Today I’m excited to spotlight a brand new historical murder mystery novel and the first in The Perfect Poison Murders series – The Strangled Servant!
1806 Hertfordshire – The worst held secret in town is that shy Poppy Morton has been in love with Tom since they were children. Unfortunately, Tom has long been in love with Mary, Poppy’s vivacious best friend.
When Tom proposes marriage to Mary, it breaks Poppy’s heart, But when Mary demands Poppy break his heart in return by refusing his offer for her, Poppy refuses. She won’t destroy Tom’s hopes and ruin their friendship, even if it means losing her own heart in the process.
But Mary won’t take no for an answer, and when the best friends have the fight to end all fights, Poppy ends it by shoving Mary through a glass door.
Shocked, heartbroken, and humiliated, Poppy flees. But the next day a handsome constable, Henry Dyngley, shows up at her door. A carriage has overturned on the road and a young woman’s body has been found. Poppy is the only suspect.
Will Poppy be able to prove her innocence? Or will she lose her heart again as she and Dyngley search for a killer?
about the author:
E. L. Johnson writes historical mysteries. A Boston native, she gave up clam chowder and lobster rolls for tea and scones when she moved across the pond to London, where she studied medieval magic at UCL and medieval remedies at Birkbeck College. Now based in Hertfordshire, she is a member of the Hertford Writers’ Circle and the founder of the London Seasonal Book Club.
When not writing, Erin spends her days working as a press officer for a royal charity and her evenings as the lead singer of the gothic progressive metal band, Orpheum. She is also an avid Jane Austen fan and has a growing collection of period drama films.
Interview with author E.L. Johnson:
Q: Hello! Your new novel, The Strangled Servant, is set in England in the early 19th century – is this a particular time period that interests you or did it just work very well for this series?
A: I love this era as it’s right during the same time as Jane Austen was alive and writing. It’s a crossover period between the Georgian era and the Regency, and it’s a great time to be alive, in some ways. At this time Great Britain has entered the Napoleonic Wars, so the Battle of Trafalgar had happened, and at the time women could not easily own property. Women depended so much on men for their financial security and happiness, which offers historical fiction writers a great setting in which to explore social interactions and plots. There were certain social rules at the time that were respected, and it’s looking at a snippet of time within that world that my story is set.
Q: Where do you get your inspiration to write historical fiction?
A: I start thinking about ‘what if’ scenarios, and then a character starts to form, and then a plot. So for this book, I was thinking, what if you had two girls, frenemies, who had the fight of all fights in public, and the sweet shy girl loses her composure and does something really terrible? What if her best friend turns up dead the next morning, and because of what the entire town witnessed, the shy girl is the only suspect? That’s the scenario for book one. Take an ordinary situation, and think about the implications of it happening in another era. At the same time, when writing historical fiction, you have be aware that there should be something about the time period and setting that is unique to your characters and the plot, otherwise the story could be set in the year 3000, or in the stone age.

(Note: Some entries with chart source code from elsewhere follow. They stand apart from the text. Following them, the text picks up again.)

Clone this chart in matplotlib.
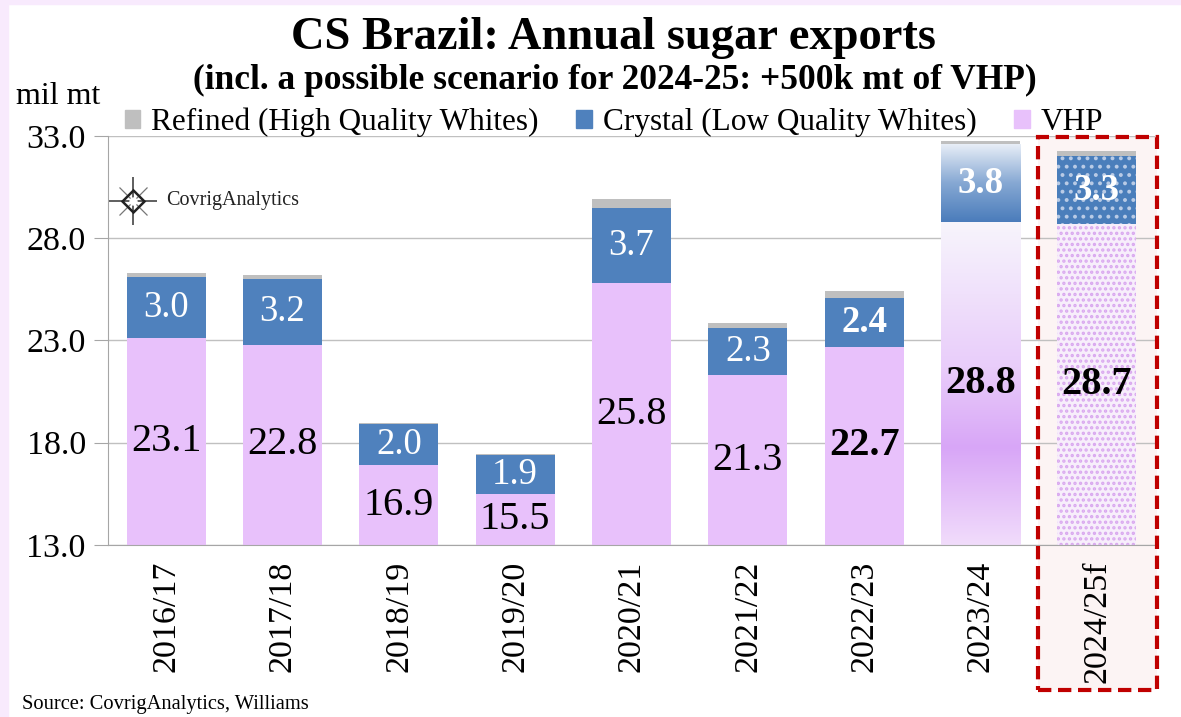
import numpy as np
import matplotlib
matplotlib.use("Agg")
import matplotlib.pyplot as plt
from matplotlib.patches import Rectangle
from matplotlib.colors import LinearSegmentedColormap
from matplotlib.lines import Line2D
import matplotlib.transforms as mtransforms

# ---------------- data ----------------
categories = ['2016/17', '2017/18', '2018/19', '2019/20', '2020/21',
              '2021/22', '2022/23', '2023/24', '2024/25f']
vhp = [23.1, 22.8, 16.9, 15.5, 25.8, 21.3, 22.7, 28.8, 28.7]
crystal = [3.0, 3.2, 2.0, 1.9, 3.7, 2.3, 2.4, 3.8, 3.3]
refined = [0.2, 0.2, 0.05, 0.05, 0.4, 0.25, 0.3, 0.15, 0.25]
bold_labels = [False, False, False, False, False, False, True, True, True]
yticks = [13.0, 18.0, 23.0, 28.0, 33.0]

# ---------------- style ----------------
SERIF = ['Liberation Serif', 'DejaVu Serif']
plt.rcParams['font.family'] = SERIF
C_VHP = '#e8c1fb'
C_CRY = '#4f81bd'
C_REF = '#bfbfbf'
GRID = '#c0c0c0'

W, H = 1181, 717
fig = plt.figure(figsize=(W / 100, H / 100), dpi=100, facecolor='white')
ax = fig.add_axes([108 / W, 1 - 545 / H, (1155 - 108) / W, (545 - 136) / H])
ax.set_facecolor('none')

# lavender frame strips
fig.add_artist(Rectangle((0, 0), 8 / W, 1, transform=fig.transFigure,
                         color='#f8eafd', zorder=0))
fig.add_artist(Rectangle((0, 1 - 4 / H), 1, 4 / H, transform=fig.transFigure,
                         color='#f8eafd', zorder=0))

x = np.arange(len(categories))
bw = 0.68
n = len(categories)
ylo, yhi = yticks[0], yticks[-1]

# forecast highlight box (background + dashed outline)
blend = mtransforms.blended_transform_factory(ax.transData, ax.transAxes)
box_x0, box_x1 = x[-1] - 0.51, x[-1] + 0.52
ax.add_patch(Rectangle((box_x0, -0.355), box_x1 - box_x0, 1.352,
                       transform=blend, facecolor='#fcf4f4', edgecolor='none',
                       zorder=0.2, clip_on=False))

# grid
for yv in yticks:
    ax.axhline(yv, color=GRID, lw=1.0, zorder=0.5)

normal = slice(0, n - 2)
ax.bar(x[normal], vhp[normal], bw, color=C_VHP, zorder=2)
ax.bar(x[normal], crystal[normal], bw, bottom=vhp[normal], color=C_CRY, zorder=2)
ax.bar(x[normal], refined[normal], bw,
       bottom=np.array(vhp[normal]) + np.array(crystal[normal]), color=C_REF, zorder=2)

# 2023/24: gradient bars
i = n - 2
vb = ax.bar(x[i], vhp[i], bw, color='none', zorder=2)[0]
cb = ax.bar(x[i], crystal[i], bw, bottom=vhp[i], color='none', zorder=2)[0]
ax.bar(x[i], refined[i], bw, bottom=vhp[i] + crystal[i], color=C_REF, zorder=2)

vcmap = LinearSegmentedColormap.from_list(
    'v', [(0.0, '#f1dcfb'), (0.3, '#d8a6f7'), (0.55, '#e9cdfa'), (1.0, '#f7f5fc')])
grad = np.linspace(0, 1, 256).reshape(-1, 1)
im = ax.imshow(grad, cmap=vcmap, origin='lower', aspect='auto',
               extent=[x[i] - bw / 2, x[i] + bw / 2, ylo, vhp[i]], zorder=2)
im.set_clip_path(vb)
ccmap = LinearSegmentedColormap.from_list('c', ['#4a7cbb', '#86a8d3', '#e8eef7'])
im2 = ax.imshow(grad, cmap=ccmap, origin='lower', aspect='auto',
                extent=[x[i] - bw / 2, x[i] + bw / 2, vhp[i], vhp[i] + crystal[i]],
                zorder=2)
im2.set_clip_path(cb)

# 2024/25f: patterned bars
j = n - 1
plt.rcParams['hatch.linewidth'] = 1.6
ax.bar(x[j], vhp[j], bw, color='#f7eefb', zorder=2)
ax.bar(x[j], vhp[j], bw, facecolor='none', edgecolor='#d9a7ef', hatch='...', lw=0, zorder=2.1)
ax.bar(x[j], crystal[j], bw, bottom=vhp[j], color='#4a7ebb', zorder=2)
ax.bar(x[j], crystal[j], bw, bottom=vhp[j], facecolor='none', edgecolor='#b9cbe6',
       hatch='..', lw=0, zorder=2.1)
ax.bar(x[j], refined[j], bw, bottom=vhp[j] + crystal[j], color=C_REF, zorder=2)

# dashed outline
ax.add_patch(Rectangle((box_x0, -0.355), box_x1 - box_x0, 1.352,
                       transform=blend, facecolor='none', edgecolor='#c00000',
                       lw=3, ls=(0, (3.2, 1.6)), zorder=5, clip_on=False))

ax.set_xlim(-0.5, n - 0.5)
ax.set_ylim(ylo, yhi)

# value labels
for k in range(n):
    fw = 'bold' if bold_labels[k] else 'normal'
    ax.text(x[k], (ylo + vhp[k]) / 2, f'{vhp[k]:.1f}', ha='center', va='center',
            fontsize=29, fontweight=fw, color='black', zorder=6)
    ax.text(x[k], vhp[k] + crystal[k] / 2, f'{crystal[k]:.1f}', ha='center',
            va='center', fontsize=26.5, fontweight=fw, color='white', zorder=6)

# axes styling
for s in ['top', 'right']:
    ax.spines[s].set_visible(False)
ax.spines['left'].set_color('#a6a6a6')
ax.spines['bottom'].set_color('#a6a6a6')
ax.set_yticks(yticks)
ax.set_yticklabels([f'{v:.1f}' for v in yticks], fontsize=24.5)
ax.tick_params(axis='y', length=10, color='#a6a6a6', pad=6)
ax.set_xticks(x)
ax.set_xticklabels(categories, rotation=90, fontsize=24.5)
ax.tick_params(axis='x', length=0, pad=11)

# titles
fig.text(613 / W, 1 - 38 / H, 'CS Brazil: Annual sugar exports', ha='center',
         va='center', fontsize=33.5, fontweight='bold')
fig.text(615 / W, 1 - 80 / H,
         '(incl. a possible scenario for 2024-25: +500k mt of VHP)', ha='center',
         va='center', fontsize=25.5, fontweight='bold')
fig.text(16 / W, 1 - 96 / H, 'mil mt', ha='left', va='center', fontsize=23)

# legend
handles = [Rectangle((0, 0), 1, 1, color=C_REF),
           Rectangle((0, 0), 1, 1, color=C_CRY),
           Rectangle((0, 0), 1, 1, color=C_VHP)]
labels = ['Refined (High Quality Whites)', 'Crystal (Low Quality Whites)', 'VHP']
fig.legend(handles, labels, loc='center', bbox_to_anchor=(614 / W, 1 - 122 / H),
           ncol=3, frameon=False, fontsize=22.5, handlelength=0.5, handleheight=0.5,
           handletextpad=0.35, columnspacing=1.2, borderaxespad=0)

# logo
cx, cy = 133 / W, 1 - 201 / H
for mk, ms, mew, col in [('+', 34, 1.2, '#444444'), ('x', 20, 0.9, '#777777'),
                         ('D', 11, 1.8, '#222222'), ('o', 5, 1.0, '#ffffff')]:
    fig.add_artist(Line2D([cx], [cy], marker=mk, markersize=ms, mew=mew,
                          color=col, markeredgecolor=col if mk != 'D' else '#222222',
                          markerfacecolor=col if mk != 'D' else 'none',
                          transform=fig.transFigure, zorder=7))
fig.text(166 / W, cy, 'CovrigAnalytics', ha='left', va='center', fontsize=14.5,
         color='#222222', zorder=7)

# source
fig.text(22 / W, 1 - 704 / H, 'Source: CovrigAnalytics, Williams', ha='left',
         va='center', fontsize=14.8)

fig.savefig('out.png', dpi=100, facecolor='white')
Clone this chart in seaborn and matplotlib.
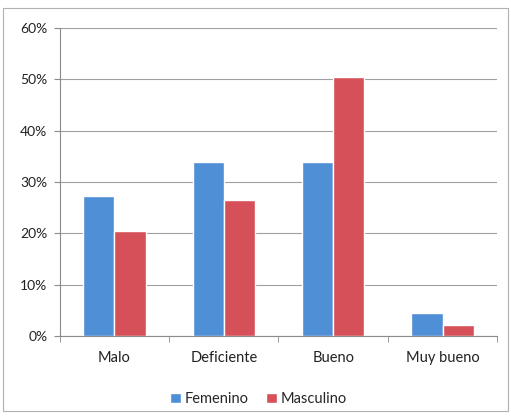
import pandas as pd
import matplotlib.pyplot as plt
import matplotlib.ticker as mticker
from matplotlib.patches import Rectangle
import seaborn as sns

# data (percent)
categorias = ["Malo", "Deficiente", "Bueno", "Muy bueno"]
femenino = [27.3, 33.9, 33.9, 4.5]
masculino = [20.5, 26.5, 50.5, 2.1]
series = ["Femenino", "Masculino"]
colores = ["#4F8FD6", "#D6505A"]

df = pd.DataFrame({
    "categoria": categorias * 2,
    "valor": femenino + masculino,
    "sexo": [series[0]] * 4 + [series[1]] * 4,
})

sns.set_style("white")
plt.rcParams["font.family"] = ["Lato", "DejaVu Sans"]

fig = plt.figure(figsize=(5.11, 4.19), dpi=100)
ax = fig.add_axes([0.117, 0.198, 0.856, 0.735])

sns.barplot(
    data=df,
    x="categoria",
    y="valor",
    hue="sexo",
    palette=colores,
    width=0.57,
    saturation=1,
    ax=ax,
)

ax.set_ylim(0, 60)
ax.set_xlim(-0.5, 3.5)
ax.yaxis.set_major_locator(mticker.MultipleLocator(10))
ax.yaxis.set_major_formatter(mticker.FuncFormatter(lambda v, p: f"{v:.0f}%"))
ax.grid(axis="y", color="#a0a0a0", linewidth=0.8)
ax.set_axisbelow(True)
ax.set_xlabel("")
ax.set_ylabel("")

for s in ["top", "right"]:
    ax.spines[s].set_visible(False)
for s in ["left", "bottom"]:
    ax.spines[s].set_color("#8a8a8a")
    ax.spines[s].set_linewidth(0.8)

# ticks between categories like Excel
ax.set_xticks([0, 1, 2, 3])
ax.set_xticks([-0.5, 0.5, 1.5, 2.5, 3.5], minor=True)
ax.tick_params(axis="x", which="major", length=0, pad=11, labelsize=10.5, colors="#222222")
ax.tick_params(axis="x", which="minor", length=4, color="#8a8a8a", bottom=True)
ax.tick_params(axis="y", length=4, color="#8a8a8a", left=True, labelsize=10,
               colors="#222222", pad=5)

leg = ax.legend(
    loc="upper center",
    bbox_to_anchor=(0.455, -0.14),
    ncol=2,
    frameon=False,
    fontsize=10.5,
    handlelength=0.7,
    handleheight=0.7,
    handletextpad=0.3,
    columnspacing=1.2,
)

fig.patches.append(Rectangle((0.006, 0.02), 0.988, 0.96, transform=fig.transFigure,
                             fill=False, edgecolor="#b0b0b0", linewidth=0.8))

plt.savefig("out.png", dpi=100)
plt.close()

Q: What genre of books do you tend to read and enjoy the most?
A: I read what I write, mysteries. I love a good historical mystery, especially the 1930s golden age of detective fiction in the UK like Agatha Christie, or Rex Stout’s Nero Wolfe mysteries (set in 1930s New York City). At the same time I adore M.C. Beaton’s Agatha Raisin series, because they’re cozy mysteries, where you might have a character who rubs people the wrong way (but has a heart of gold) and solves crime as an amateur sleuth in a small town. I think that’s what I like most, is that you get to read and write about characters who aren’t kings and queens, they’re your neighbours putting arsenic in the tea, or hiding a body in the back garden with the petunias. The dastardly events can happen right under your nose, and that’s what I like to read and write about.
Q: What has been the most enjoyable and also the hardest parts of writing and publishing a book?
A: The most enjoyable about writing for me is creating villains that readers love to hate, and then making them the murder victims. At the same time, creating characters that start out small and shy and then see them grow over time into someone really strong, independent and admirable is really enjoyable. But I’m very character driven in my stories, and their internal struggles are just as important as the major plot ones.
With publishing, I’d say one of the hardest parts is knowing when to listen and pay attention to reviews, particularly the negative ones. I’ve seen readers rant about my characters, particularly the dislikeable ones, and I view that as a success. You don’t have to create characters that are inherently likeable, as no one is. But creating characters that are memorable, that I do care about.
With reviews, you rejoice with every positive one and the negative ones can make you question yourself as an author: did I write a bad book? Am I just bad at writing? But at the end of the day, you can’t and won’t please everyone, so you’ve just got to write that story, however it comes out, and hope for the best. And then write the next one and make it even better.